Emerging challenges:

  • Port congestion and customs delays — particularly in Indonesia and India — continue to impact delivery schedules.

  • Oversized cargo transport faces infrastructure bottlenecks, with many rural projects requiring special route planning and permitting.

  • Sustainability pressures are intensifying: customers increasingly expect greener supply chains and traceable carbon reporting from OEMs and logistics partners.

  • Inventory financing is tightening, forcing companies to reduce buffer stocks — which in turn amplifies downtime risks when delays occur.


Strategic responses:

  • Partnering with 4PL and digital freight providers to improve end-to-end visibility.

  • Expanding local assembly operations to reduce import dependencies.

  • Deploying AI-based logistics planning tools to optimise fleet routing and shipment consolidation.

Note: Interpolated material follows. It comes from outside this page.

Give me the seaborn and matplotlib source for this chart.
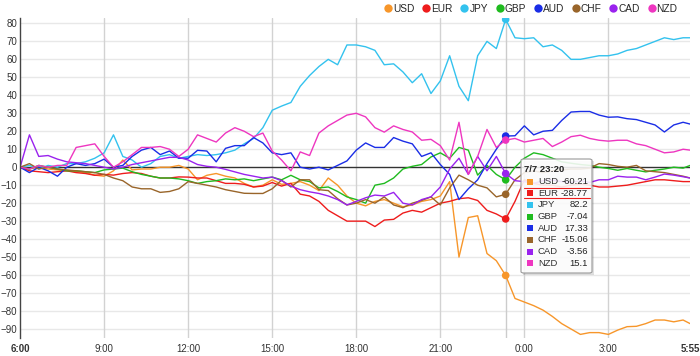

Outlook: Integration is the Advantage

Across APAC, industrial equipment firms that integrate sales, after-sales, and logistics functions are outperforming those operating in silos.

  • Seamless data flow between CRM, ERP, and field service systems enables faster response and customer insight.

  • Unified regional parts forecasting reduces costs and improves uptime for clients.

  • And a service-first mindset — supported by logistics reliability — is proving to be the most sustainable growth lever in 2025 and beyond.


Takeaway

To win in Asia-Pacific’s next industrial cycle, OEMs must evolve from being equipment sellers to end-to-end solution partners — aligning commercial, service, and supply chain strategies under one regional vision.